> _What the task requires_
Please transcribe the data below exactly. Leave the pictures out.
□ □ □ □ □
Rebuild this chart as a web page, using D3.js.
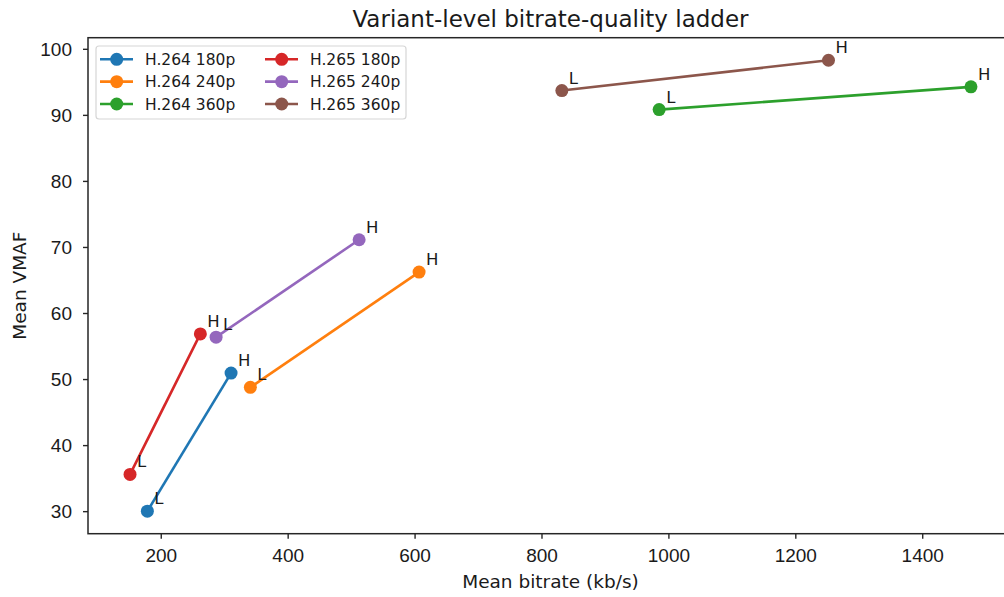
<!DOCTYPE html>
<html>
<head>
<meta charset="utf-8">
<script src="https://cdn.jsdelivr.net/npm/d3@7"></script>
<style>
  html, body { margin: 0; padding: 0; background: #fff; }
  svg { display: block; font-family: "DejaVu Sans", sans-serif; }
</style>
</head>
<body>
<svg id="chart" width="1004" height="597"></svg>
<script>
// ---- data ----
const seriesNames = ["H.264 180p", "H.264 240p", "H.264 360p", "H.265 180p", "H.265 240p", "H.265 360p"];
const seriesColors = ["#1f77b4", "#ff7f0e", "#2ca02c", "#d62728", "#9467bd", "#8c564b"];
const lowBitrate  = [178.9, 341.2, 985.4, 151.6, 287.2, 832.1];
const lowVmaf     = [30.0, 48.75, 90.8, 35.56, 56.34, 93.68];
const highBitrate = [310.8, 607.1, 1476.8, 262.4, 512.6, 1252.3];
const highVmaf    = [50.9, 66.2, 94.24, 56.84, 71.09, 98.27];
const pointLabels = ["L", "H"];
const xTicks = [200, 400, 600, 800, 1000, 1200, 1400];
const yTicks = [30, 40, 50, 60, 70, 80, 90, 100];
const titleText = "Variant-level bitrate-quality ladder";
const xLabelText = "Mean bitrate (kb/s)";
const yLabelText = "Mean VMAF";

// ---- layout ----
const svg = d3.select("#chart");
const plotLeft = 88, plotTop = 37.7, plotW = 925, plotH = 496;
const textColor = "#1a1a1a";

const series = seriesNames.map((name, i) => ({
  name, color: seriesColors[i],
  pts: [
    { x: lowBitrate[i], y: lowVmaf[i], lab: pointLabels[0] },
    { x: highBitrate[i], y: highVmaf[i], lab: pointLabels[1] }
  ]
}));

const allX = lowBitrate.concat(highBitrate);
const allY = lowVmaf.concat(highVmaf);
const [xmin, xmax] = d3.extent(allX);
const [ymin, ymax] = d3.extent(allY);
const xm = (xmax - xmin) * 0.05, ym = (ymax - ymin) * 0.05;

const x = d3.scaleLinear().domain([xmin - xm, xmax + xm]).range([plotLeft, plotLeft + plotW]);
const y = d3.scaleLinear().domain([ymin - ym, ymax + ym]).range([plotTop + plotH, plotTop]);

// axes
const xAxis = d3.axisBottom(x).tickValues(xTicks).tickSize(5).tickPadding(6).tickFormat(d3.format("d"));
const yAxis = d3.axisLeft(y).tickValues(yTicks).tickSize(5).tickPadding(6).tickFormat(d3.format("d"));

const gx = svg.append("g").attr("transform", `translate(0,${plotTop + plotH})`).call(xAxis);
const gy = svg.append("g").attr("transform", `translate(${plotLeft},0)`).call(yAxis);
[gx, gy].forEach(g => {
  g.select(".domain").remove();
  g.selectAll(".tick line").attr("stroke", "#262626").attr("stroke-width", 1.4);
  g.selectAll(".tick text").attr("fill", textColor).style("font-size", "19px");
});
gx.selectAll(".tick text").attr("dy", "0.92em");
gy.selectAll(".tick text").attr("dy", "0.36em").attr("x", -16);

// spines
svg.append("rect")
  .attr("x", plotLeft).attr("y", plotTop).attr("width", plotW).attr("height", plotH)
  .attr("fill", "none").attr("stroke", "#262626").attr("stroke-width", 1.5);

// lines
const line = d3.line().x(d => x(d.x)).y(d => y(d.y));
const sg = svg.append("g").selectAll("g").data(series).join("g");
sg.append("path")
  .attr("d", d => line(d.pts))
  .attr("fill", "none").attr("stroke", d => d.color).attr("stroke-width", 2.6);
sg.selectAll("circle").data(d => d.pts.map(p => ({ ...p, color: d.color })))
  .join("circle")
  .attr("cx", d => x(d.x)).attr("cy", d => y(d.y)).attr("r", 6.5)
  .attr("fill", d => d.color);
sg.selectAll("text").data(d => d.pts)
  .join("text")
  .attr("x", d => x(d.x) + 7).attr("y", d => y(d.y) - 7)
  .attr("fill", textColor).style("font-size", "16.5px")
  .text(d => d.lab);

// title & axis labels
svg.append("text").attr("x", plotLeft + plotW / 2).attr("y", 26.5)
  .attr("text-anchor", "middle").attr("fill", textColor).style("font-size", "23px")
  .text(titleText);
svg.append("text").attr("x", plotLeft + plotW / 2).attr("y", 588)
  .attr("text-anchor", "middle").attr("fill", textColor).style("font-size", "18.5px")
  .text(xLabelText);
svg.append("text").attr("transform", `translate(26,${plotTop + plotH / 2}) rotate(-90)`)
  .attr("text-anchor", "middle").attr("fill", textColor).style("font-size", "18.5px")
  .text(yLabelText);

// legend
const lg = svg.append("g");
lg.append("rect").attr("x", 96).attr("y", 46).attr("width", 310).attr("height", 73)
  .attr("rx", 3).attr("fill", "#fff").attr("fill-opacity", 0.8)
  .attr("stroke", "#d6d6d6").attr("stroke-width", 1.2);
series.forEach((s, i) => {
  const col = Math.floor(i / 3), row = i % 3;
  const hx = 100 + col * 165, ty = 59.3 + row * 22.35;
  lg.append("line").attr("x1", hx).attr("x2", hx + 33).attr("y1", ty).attr("y2", ty)
    .attr("stroke", s.color).attr("stroke-width", 2.6);
  lg.append("circle").attr("cx", hx + 16.7).attr("cy", ty).attr("r", 6.5).attr("fill", s.color);
  lg.append("text").attr("x", hx + 45).attr("y", ty).attr("dy", "0.36em")
    .attr("fill", textColor).style("font-size", "15.5px").text(s.name);
});
</script>
</body>
</html>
□ □ □ □ □
> _Solution for this problem_
Rebuild this chart as a web page, using D3.js.
<!DOCTYPE html>
<html>
<head>
<meta charset="utf-8">
<script src="https://cdn.jsdelivr.net/npm/d3@7"></script>
<style>
  html, body { margin: 0; padding: 0; background: #fff; }
  svg { display: block; font-family: "DejaVu Sans", sans-serif; }
</style>
</head>
<body>
<svg id="chart" width="1004" height="597"></svg>
<script>
// ---- data ----
const seriesNames = ["H.264 180p", "H.264 240p", "H.264 360p", "H.265 180p", "H.265 240p", "H.265 360p"];
const seriesColors = ["#1f77b4", "#ff7f0e", "#2ca02c", "#d62728", "#9467bd", "#8c564b"];
const lowBitrate  = [178.9, 341.2, 985.4, 151.6, 287.2, 832.1];
const lowVmaf     = [30.0, 48.75, 90.8, 35.56, 56.34, 93.68];
const highBitrate = [310.8, 607.1, 1476.8, 262.4, 512.6, 1252.3];
const highVmaf    = [50.9, 66.2, 94.24, 56.84, 71.09, 98.27];
const pointLabels = ["L", "H"];
const xTicks = [200, 400, 600, 800, 1000, 1200, 1400];
const yTicks = [30, 40, 50, 60, 70, 80, 90, 100];
const titleText = "Variant-level bitrate-quality ladder";
const xLabelText = "Mean bitrate (kb/s)";
const yLabelText = "Mean VMAF";

// ---- layout ----
const svg = d3.select("#chart");
const plotLeft = 88, plotTop = 37.7, plotW = 925, plotH = 496;
const textColor = "#1a1a1a";

const series = seriesNames.map((name, i) => ({
  name, color: seriesColors[i],
  pts: [
    { x: lowBitrate[i], y: lowVmaf[i], lab: pointLabels[0] },
    { x: highBitrate[i], y: highVmaf[i], lab: pointLabels[1] }
  ]
}));

const allX = lowBitrate.concat(highBitrate);
const allY = lowVmaf.concat(highVmaf);
const [xmin, xmax] = d3.extent(allX);
const [ymin, ymax] = d3.extent(allY);
const xm = (xmax - xmin) * 0.05, ym = (ymax - ymin) * 0.05;

const x = d3.scaleLinear().domain([xmin - xm, xmax + xm]).range([plotLeft, plotLeft + plotW]);
const y = d3.scaleLinear().domain([ymin - ym, ymax + ym]).range([plotTop + plotH, plotTop]);

// axes
const xAxis = d3.axisBottom(x).tickValues(xTicks).tickSize(5).tickPadding(6).tickFormat(d3.format("d"));
const yAxis = d3.axisLeft(y).tickValues(yTicks).tickSize(5).tickPadding(6).tickFormat(d3.format("d"));

const gx = svg.append("g").attr("transform", `translate(0,${plotTop + plotH})`).call(xAxis);
const gy = svg.append("g").attr("transform", `translate(${plotLeft},0)`).call(yAxis);
[gx, gy].forEach(g => {
  g.select(".domain").remove();
  g.selectAll(".tick line").attr("stroke", "#262626").attr("stroke-width", 1.4);
  g.selectAll(".tick text").attr("fill", textColor).style("font-size", "19px");
});
gx.selectAll(".tick text").attr("dy", "0.92em");
gy.selectAll(".tick text").attr("dy", "0.36em").attr("x", -16);

// spines
svg.append("rect")
  .attr("x", plotLeft).attr("y", plotTop).attr("width", plotW).attr("height", plotH)
  .attr("fill", "none").attr("stroke", "#262626").attr("stroke-width", 1.5);

// lines
const line = d3.line().x(d => x(d.x)).y(d => y(d.y));
const sg = svg.append("g").selectAll("g").data(series).join("g");
sg.append("path")
  .attr("d", d => line(d.pts))
  .attr("fill", "none").attr("stroke", d => d.color).attr("stroke-width", 2.6);
sg.selectAll("circle").data(d => d.pts.map(p => ({ ...p, color: d.color })))
  .join("circle")
  .attr("cx", d => x(d.x)).attr("cy", d => y(d.y)).attr("r", 6.5)
  .attr("fill", d => d.color);
sg.selectAll("text").data(d => d.pts)
  .join("text")
  .attr("x", d => x(d.x) + 7).attr("y", d => y(d.y) - 7)
  .attr("fill", textColor).style("font-size", "16.5px")
  .text(d => d.lab);

// title & axis labels
svg.append("text").attr("x", plotLeft + plotW / 2).attr("y", 26.5)
  .attr("text-anchor", "middle").attr("fill", textColor).style("font-size", "23px")
  .text(titleText);
svg.append("text").attr("x", plotLeft + plotW / 2).attr("y", 588)
  .attr("text-anchor", "middle").attr("fill", textColor).style("font-size", "18.5px")
  .text(xLabelText);
svg.append("text").attr("transform", `translate(26,${plotTop + plotH / 2}) rotate(-90)`)
  .attr("text-anchor", "middle").attr("fill", textColor).style("font-size", "18.5px")
  .text(yLabelText);

// legend
const lg = svg.append("g");
lg.append("rect").attr("x", 96).attr("y", 46).attr("width", 310).attr("height", 73)
  .attr("rx", 3).attr("fill", "#fff").attr("fill-opacity", 0.8)
  .attr("stroke", "#d6d6d6").attr("stroke-width", 1.2);
series.forEach((s, i) => {
  const col = Math.floor(i / 3), row = i % 3;
  const hx = 100 + col * 165, ty = 59.3 + row * 22.35;
  lg.append("line").attr("x1", hx).attr("x2", hx + 33).attr("y1", ty).attr("y2", ty)
    .attr("stroke", s.color).attr("stroke-width", 2.6);
  lg.append("circle").attr("cx", hx + 16.7).attr("cy", ty).attr("r", 6.5).attr("fill", s.color);
  lg.append("text").attr("x", hx + 45).attr("y", ty).attr("dy", "0.36em")
    .attr("fill", textColor).style("font-size", "15.5px").text(s.name);
});
</script>
</body>
</html>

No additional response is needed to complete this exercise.